Anyway, thank you very much for your answer. Now my situation is a bit complicated.
On device 0,first, I was trying to fix the indexing issue with CUDA_LAUNCH_BLOCKING=1. I found it might come from torch.gather, so I tried to cancel the use of it. It worked and device 0 can training with ‘CUDA_LAUNCH_BLOCKING=1’. But after training for a while, device 0 disappeared from nvidia-smi. I used sudo nvidia-persistenced --persistence-mode to fix this issue.

By the way, I have a custom loss, maybe its gradient will be relatively large，we temporarily call it 'A loss‘’. Continue training, I found that device 0 has the following situations：

It can training, and anything a simple network: for example, a network with only one convolutional layer and using mseloss. (Whether using MSE loss or Aloss, whether using CUDA_LAUNCH_BLOCKING=1 or not)
When using a Complex network(with resnet34 backbone and jumper connection, decoding network):

It will report cuDNN error: CUDNN_STATUS_INTERNAL_ERROR when running without using CUDA_LAUNCH_BLOCKING=1.
When running with CUDA_LAUNCH_BLOCKING=1, it can be trained not to ask any questions. But its loss is easy to become NAN when using Aloss.

I make a few guesses：

On device 0, it seems to be more sensitive to large values than others. So it is more likely to cause the value to overflow and cause loss to become NAN.
This problem may not come from pytorch but the GPU itself. Because my code does not have any problems mentioned in the above device 0 on device 1, 3.
But I cannot understand CUDA_LAUNCH_BLOCKING=1 cannot solve the problem of cuDNN error: CUDNN_STATUS_INTERNAL_ERROR

As for device 2, when I try to use A to solve it, it will arise Unable to find a valid cuDNN algorithm to run convolution. I carefully referred to the questions you answered:
Unable to find a valid cuDNN algorithm to run convolution
And it doesnt worked.

In the end, I found that the above two devices 0 and 2 that have problems are both when trying to train:
Their Fan and Pwr Usage will become ERR.
QQ截图20211105153021

I am very grateful to your help. If you have any relevant information please help me.
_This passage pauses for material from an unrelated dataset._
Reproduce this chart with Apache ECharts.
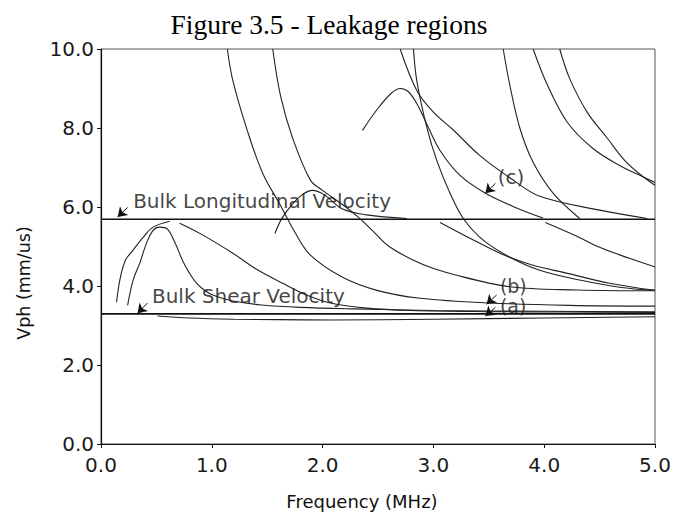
<!DOCTYPE html>
<html><head><meta charset="utf-8">
<script src="https://cdn.jsdelivr.net/npm/echarts@6/dist/echarts.min.js"></script>
<style>html,body{margin:0;padding:0;background:#fff}#c{width:675px;height:513px}</style>
</head><body><div id="c"></div>
<script>
// ---- data (value space: Frequency MHz, Vph mm/us) ----
const titleText = "Figure 3.5 - Leakage regions";
const xName = "Frequency (MHz)";
const yName = "Vph (mm/us)";
const xTicks = [0, 1, 2, 3, 4, 5];
const yTicks = [0, 2, 4, 6, 8, 10];

const bulkLongitudinal = [[0, 5.69], [5, 5.69]];
const bulkShear = [[0, 3.295], [5, 3.295]];

const hump1Outer = [[0.14,3.59],[0.17,4.15],[0.22,4.65],[0.29,4.91],[0.38,5.23],[0.47,5.49],[0.62,5.64]];
const hump1Inner = [[0.24,3.51],[0.29,4.15],[0.35,4.58],[0.41,5.08],[0.47,5.41],[0.53,5.49],[0.60,5.44],[0.67,5.08],[0.74,4.62],[0.80,4.32],[0.86,4.08],[0.93,3.9],[1.02,3.76],[1.19,3.62],[1.45,3.52],[1.8,3.46],[2.3,3.42],[3.0,3.38],[4.0,3.36],[5.0,3.35]];
const modeLow = [[0.71,5.59],[0.9,5.32],[1.19,4.83],[1.4,4.43],[1.64,4.07],[1.85,3.78],[2.07,3.57],[2.4,3.44],[2.8,3.38],[3.48,3.35],[4.2,3.34],[5.0,3.33]];
const modeBottom = [[0.51,3.24],[0.8,3.19],[1.2,3.16],[1.6,3.15],[2.07,3.14],[3.0,3.16],[4.0,3.19],[5.0,3.22]];
const modeA1 = [[1.14,10],[1.19,9.2],[1.32,7.94],[1.46,6.85],[1.62,6.04],[1.75,5.36],[1.89,4.78],[2.18,4.22],[2.49,3.89],[2.88,3.69],[3.51,3.57],[4.23,3.51],[5.0,3.49]];
const modeA2 = [[1.55,10],[1.62,8.82],[1.73,7.74],[1.89,6.68],[2.0,6.42],[2.2,6.02],[2.34,5.7],[2.45,5.4],[2.6,5.0],[2.9,4.55],[3.2,4.28],[3.69,3.98],[4.3,3.9],[5.0,3.88]];
const hump2 = [[1.57,5.33],[1.63,5.7],[1.72,6.05],[1.82,6.32],[1.91,6.42],[2.02,6.3],[2.18,5.95],[2.4,5.8],[2.76,5.71]];
const modeS = [[2.82,10],[2.85,9.2],[2.94,8.02],[3.03,7.18],[3.15,6.35],[3.27,5.71],[3.45,5.16],[3.69,4.73],[3.96,4.40],[4.32,4.15],[4.68,3.97],[5.0,3.89]];
const modeLc = [[3.06,5.61],[3.33,5.21],[3.60,4.83],[3.87,4.55],[4.21,4.32],[4.59,4.07],[5.0,3.89]];
const modeLd = [[4.01,5.61],[4.28,5.28],[4.50,4.98],[4.77,4.70],[5.0,4.48]];
const humpC = [[2.36,7.94],[2.5,8.5],[2.62,8.88],[2.70,9.0],[2.77,8.93],[2.85,8.62],[2.94,8.1],[3.06,7.43],[3.24,6.80],[3.47,6.35],[3.74,5.99],[3.99,5.72]];
const modeT = [[2.70,10],[2.85,8.95],[3.0,8.4],[3.18,7.95],[3.42,7.3],[3.7,6.72],[3.96,6.27],[4.5,5.92],[4.93,5.71]];
const modeR2 = [[3.63,10],[3.69,9.08],[3.78,8.0],[3.90,7.13],[4.08,6.35],[4.32,5.71]];
const modeR1a = [[3.90,10],[4.03,9.08],[4.21,8.14],[4.44,7.48],[4.68,7.05],[4.85,6.82],[5.0,6.62]];
const modeR1b = [[4.14,10],[4.23,9.25],[4.39,8.39],[4.57,7.74],[4.72,7.2],[4.85,6.86],[5.0,6.55]];

const annotationTexts = ["Bulk Longitudinal Velocity", "Bulk Shear Velocity", "(c)", "(b)", "(a)"];
const annotationAt = [[0.29,6.14],[0.46,3.74],[3.58,6.75],[3.60,4.01],[3.60,3.50]];
const annotationSize = [20, 20, 20, 19, 19];
const arrowFrom = [[0.24,5.99],[0.42,3.57],[3.56,6.60],[3.57,3.77],[3.56,3.46]];
const arrowTo = [[0.15,5.75],[0.33,3.31],[3.47,6.35],[3.48,3.54],[3.47,3.24]];

const curves = [hump1Outer, hump1Inner, modeLow, modeBottom, modeA1, modeA2, hump2, modeS, modeLc, modeLd, humpC, modeT, modeR2, modeR1a, modeR1b];

// ---- chart ----
const chart = echarts.init(document.getElementById('c'), null, {renderer: 'svg'});
const FONT = 'DejaVu Sans';
const series = [];
curves.forEach(c => series.push({
  type: 'line', data: c, showSymbol: false, smooth: 0.35,
  lineStyle: {color: '#222', width: 1.1}, silent: true, animation: false
}));
[bulkLongitudinal, bulkShear].forEach(c => series.push({
  type: 'line', data: c, showSymbol: false,
  lineStyle: {color: '#111', width: 1.6}, silent: true, animation: false
}));
series.push({
  type: 'scatter', symbolSize: 0, silent: true, animation: false,
  data: annotationTexts.map((t, i) => ({name: t, value: annotationAt[i],
    label: {fontSize: annotationSize[i]}})),
  label: {show: true, position: 'right', distance: 0, formatter: p => p.name,
    fontFamily: FONT, fontSize: 20, color: '#111'},
  markLine: {
    silent: true, animation: false, symbol: ['none', 'arrow'], symbolSize: 9,
    itemStyle: {color: '#111'},
    lineStyle: {type: 'solid', color: '#111', width: 1},
    label: {show: false},
    data: arrowFrom.map((f, i) => [{coord: f}, {coord: arrowTo[i]}])
  }
});

chart.setOption({
  animation: false,
  backgroundColor: '#fff',
  grid: {left: 101, right: 20, top: 49, bottom: 69, show: true, borderColor: '#555', borderWidth: 1},
  xAxis: {
    type: 'value', min: xTicks[0], max: xTicks[xTicks.length - 1], interval: 1,
    axisLine: {lineStyle: {color: '#111', width: 1.2}},
    axisTick: {show: true, length: 4, lineStyle: {color: '#111'}},
    splitLine: {show: false},
    axisLabel: {fontFamily: FONT, fontSize: 20, color: '#1a1a1a', margin: 11, formatter: v => v.toFixed(1)}
  },
  yAxis: {
    type: 'value', min: yTicks[0], max: yTicks[yTicks.length - 1], interval: 2,
    axisLine: {show: true, lineStyle: {color: '#111', width: 1.2}},
    axisTick: {show: true, length: 4, lineStyle: {color: '#111'}},
    splitLine: {show: false},
    axisLabel: {fontFamily: FONT, fontSize: 20, color: '#1a1a1a', margin: 7, formatter: v => v.toFixed(1)}
  },
  graphic: [
    {type: 'text', x: 329, y: 24, silent: true,
     style: {text: titleText, font: '27.5px "Liberation Serif", "Times New Roman", serif', fill: '#000', align: 'center', verticalAlign: 'middle'}},
    {type: 'text', x: 362, y: 501, silent: true,
     style: {text: xName, font: '18px "DejaVu Sans"', fill: '#111', align: 'center', verticalAlign: 'middle'}},
    {type: 'text', x: 24, y: 283, rotation: Math.PI / 2, silent: true,
     style: {text: yName, font: '17.5px "DejaVu Sans"', fill: '#111', align: 'center', verticalAlign: 'middle'}}
  ],
  series: series
});
</script>
</body></html>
ptrblck · November 5, 2021, 8:02am

CUDA_LAUNCH_BLOCKING=1 will synchronize each call and thus slow down your code.
Based on your description and the output of nvidia-smi your devices might indeed be overheating.
Could you open the case and put a large fan in front of the machine while it’s running?
If that’s possible, check nvidia-smi -l and observe if the temperature would still be rising to critical levels.

yelanyelan · November 5, 2021, 9:21am

I think you are right, so I just went to the computer room to disassemble my computer. I tried to clean and reapply the silicone grease for my two problematic devices.
Then I found that after removing the two GPUs that were out of order, the two GPUs that I used to work normally also had problems.

Device 0（Before it was device 1）raise RuntimeError: CUDA error: unspecified launch failure
Device 1（Before it was device 3）raise cuDNN error: CUDNN_STATUS_INTERNAL_ERROR

They seem to inherit the original bug.

This device should be the original device 3. I make sure that I just started the computer, and their temperature is not high. I am a little confused now.

ptrblck · November 5, 2021, 9:37am

OK, that’s indeed weird and the “unspecified lunch failure” often points to an issue in the lower stack.
I assume all devices are 2080Tis? Could you update PyTorch to the latest version and check, if it would still be failing? I guess you’ve built PyTorch from source?
Would it also be possible to post a minimal code snippet to reproduce the issue (the gather operation might be sufficient)? If so, I would try to reproduce your setup and see if I could also hit the issue.

yelanyelan · November 5, 2021, 9:59am

All devices are 2080ti.
I would try to update or built PyTorch. If nothing works, I should try to post my error code.

ptrblck · November 5, 2021, 7:05pm

Thanks! Also, could you check dmesg and search for Xids?
dmesg -T | grep -i xid would show if errors are detected. If so, could you post the errors here, too?